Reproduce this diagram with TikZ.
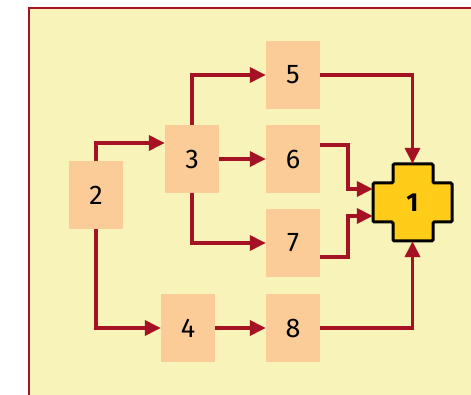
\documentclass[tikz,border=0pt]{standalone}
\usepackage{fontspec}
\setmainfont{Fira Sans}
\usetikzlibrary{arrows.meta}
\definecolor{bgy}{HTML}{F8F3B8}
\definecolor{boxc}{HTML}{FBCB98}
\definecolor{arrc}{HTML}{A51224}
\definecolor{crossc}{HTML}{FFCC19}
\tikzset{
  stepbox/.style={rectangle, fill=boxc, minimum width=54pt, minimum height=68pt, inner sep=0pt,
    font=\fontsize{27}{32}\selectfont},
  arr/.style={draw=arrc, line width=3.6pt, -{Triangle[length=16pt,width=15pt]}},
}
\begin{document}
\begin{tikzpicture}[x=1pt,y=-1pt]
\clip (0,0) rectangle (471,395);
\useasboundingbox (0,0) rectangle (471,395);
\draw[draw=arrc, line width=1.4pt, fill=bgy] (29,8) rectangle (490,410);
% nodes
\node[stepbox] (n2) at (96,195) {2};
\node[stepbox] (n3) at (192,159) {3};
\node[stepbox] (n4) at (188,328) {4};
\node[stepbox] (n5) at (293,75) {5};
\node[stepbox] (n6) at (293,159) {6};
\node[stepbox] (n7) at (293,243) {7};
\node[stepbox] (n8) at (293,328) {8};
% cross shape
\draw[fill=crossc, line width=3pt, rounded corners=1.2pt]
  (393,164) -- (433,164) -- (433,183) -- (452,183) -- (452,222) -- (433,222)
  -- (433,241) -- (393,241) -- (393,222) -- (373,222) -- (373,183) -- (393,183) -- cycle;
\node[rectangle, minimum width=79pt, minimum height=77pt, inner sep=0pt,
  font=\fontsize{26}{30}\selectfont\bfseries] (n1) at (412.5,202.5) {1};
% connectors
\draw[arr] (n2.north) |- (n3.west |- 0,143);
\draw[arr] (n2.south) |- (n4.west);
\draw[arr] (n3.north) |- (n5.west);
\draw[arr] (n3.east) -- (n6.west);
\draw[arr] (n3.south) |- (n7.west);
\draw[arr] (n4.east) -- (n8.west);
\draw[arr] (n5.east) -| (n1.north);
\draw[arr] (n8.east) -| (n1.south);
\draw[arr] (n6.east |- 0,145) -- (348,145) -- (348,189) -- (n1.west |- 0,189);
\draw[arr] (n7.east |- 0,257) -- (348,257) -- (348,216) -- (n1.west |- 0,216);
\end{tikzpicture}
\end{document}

-- -- --

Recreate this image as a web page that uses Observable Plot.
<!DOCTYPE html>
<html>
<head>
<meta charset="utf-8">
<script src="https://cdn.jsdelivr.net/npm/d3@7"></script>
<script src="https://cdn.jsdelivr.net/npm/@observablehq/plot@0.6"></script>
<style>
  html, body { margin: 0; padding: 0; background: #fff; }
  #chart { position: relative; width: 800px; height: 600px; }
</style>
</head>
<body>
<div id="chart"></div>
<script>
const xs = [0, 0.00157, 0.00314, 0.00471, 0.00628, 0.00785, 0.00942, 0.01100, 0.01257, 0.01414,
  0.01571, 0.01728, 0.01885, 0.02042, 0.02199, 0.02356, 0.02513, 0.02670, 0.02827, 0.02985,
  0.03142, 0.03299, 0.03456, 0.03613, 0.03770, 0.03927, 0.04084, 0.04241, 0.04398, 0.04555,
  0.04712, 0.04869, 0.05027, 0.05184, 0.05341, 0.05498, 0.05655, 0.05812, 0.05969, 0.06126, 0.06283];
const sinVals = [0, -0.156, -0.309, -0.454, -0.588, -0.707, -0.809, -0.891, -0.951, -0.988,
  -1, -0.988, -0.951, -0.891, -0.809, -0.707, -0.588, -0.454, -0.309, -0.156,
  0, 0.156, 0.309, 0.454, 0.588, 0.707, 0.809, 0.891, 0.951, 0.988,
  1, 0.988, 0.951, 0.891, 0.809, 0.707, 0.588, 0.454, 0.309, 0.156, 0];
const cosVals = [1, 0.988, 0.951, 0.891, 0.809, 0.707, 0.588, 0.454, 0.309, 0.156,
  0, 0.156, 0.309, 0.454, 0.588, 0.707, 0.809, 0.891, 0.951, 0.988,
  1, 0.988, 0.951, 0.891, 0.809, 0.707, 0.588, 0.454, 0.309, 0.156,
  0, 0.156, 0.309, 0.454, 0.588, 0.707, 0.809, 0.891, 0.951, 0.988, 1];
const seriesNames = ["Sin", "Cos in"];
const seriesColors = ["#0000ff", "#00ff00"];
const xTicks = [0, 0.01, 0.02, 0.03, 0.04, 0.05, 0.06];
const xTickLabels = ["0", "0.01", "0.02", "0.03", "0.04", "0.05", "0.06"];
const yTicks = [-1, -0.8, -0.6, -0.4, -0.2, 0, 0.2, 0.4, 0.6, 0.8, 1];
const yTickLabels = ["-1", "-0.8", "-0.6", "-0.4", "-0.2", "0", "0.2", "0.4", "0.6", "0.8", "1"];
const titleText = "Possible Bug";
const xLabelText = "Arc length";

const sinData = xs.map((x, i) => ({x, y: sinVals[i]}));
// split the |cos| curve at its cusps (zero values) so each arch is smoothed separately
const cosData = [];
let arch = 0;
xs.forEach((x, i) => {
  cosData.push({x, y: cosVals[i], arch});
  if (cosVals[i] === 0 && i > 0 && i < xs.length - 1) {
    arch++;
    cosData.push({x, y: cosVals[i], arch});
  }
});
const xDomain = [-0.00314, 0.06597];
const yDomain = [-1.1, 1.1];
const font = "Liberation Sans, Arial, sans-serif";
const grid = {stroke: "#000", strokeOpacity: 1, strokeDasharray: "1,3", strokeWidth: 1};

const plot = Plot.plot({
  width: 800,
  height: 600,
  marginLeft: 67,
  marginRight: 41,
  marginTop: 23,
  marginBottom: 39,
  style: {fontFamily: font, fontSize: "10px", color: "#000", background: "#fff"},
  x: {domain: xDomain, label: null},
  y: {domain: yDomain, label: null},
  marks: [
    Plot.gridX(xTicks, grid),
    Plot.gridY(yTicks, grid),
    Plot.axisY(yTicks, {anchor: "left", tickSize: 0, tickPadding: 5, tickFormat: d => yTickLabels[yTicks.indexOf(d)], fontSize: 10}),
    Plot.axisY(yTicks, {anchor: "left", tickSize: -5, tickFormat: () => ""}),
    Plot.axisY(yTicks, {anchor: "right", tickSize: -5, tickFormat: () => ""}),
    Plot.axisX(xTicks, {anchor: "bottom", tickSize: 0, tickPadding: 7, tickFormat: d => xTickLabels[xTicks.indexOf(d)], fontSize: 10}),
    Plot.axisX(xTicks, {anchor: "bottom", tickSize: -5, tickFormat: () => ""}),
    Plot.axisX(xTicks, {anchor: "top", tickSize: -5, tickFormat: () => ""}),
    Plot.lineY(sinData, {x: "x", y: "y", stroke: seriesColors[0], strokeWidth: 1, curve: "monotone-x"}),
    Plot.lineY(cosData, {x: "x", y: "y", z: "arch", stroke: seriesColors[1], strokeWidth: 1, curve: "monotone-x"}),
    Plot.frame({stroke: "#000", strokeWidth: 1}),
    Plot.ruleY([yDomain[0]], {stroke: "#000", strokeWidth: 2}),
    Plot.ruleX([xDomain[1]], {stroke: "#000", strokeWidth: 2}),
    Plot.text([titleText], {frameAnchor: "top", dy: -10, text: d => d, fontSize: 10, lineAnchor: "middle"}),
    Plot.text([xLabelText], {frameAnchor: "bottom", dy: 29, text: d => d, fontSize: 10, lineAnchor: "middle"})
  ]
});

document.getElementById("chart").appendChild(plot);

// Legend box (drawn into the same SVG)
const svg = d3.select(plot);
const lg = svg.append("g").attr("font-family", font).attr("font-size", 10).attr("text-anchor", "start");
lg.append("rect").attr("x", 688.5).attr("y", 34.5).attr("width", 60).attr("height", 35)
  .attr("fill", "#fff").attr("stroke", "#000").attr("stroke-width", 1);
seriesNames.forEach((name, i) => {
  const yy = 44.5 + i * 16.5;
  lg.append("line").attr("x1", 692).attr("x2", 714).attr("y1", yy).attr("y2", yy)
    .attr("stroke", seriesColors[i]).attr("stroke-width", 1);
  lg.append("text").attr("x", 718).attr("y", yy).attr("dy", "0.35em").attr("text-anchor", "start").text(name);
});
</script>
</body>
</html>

-- -- --

> PROBLEM TO WORK ON: Check each line of the records above for the word "this", then give the number of lines that have it, with no other words.

> THE OUTPUT: 2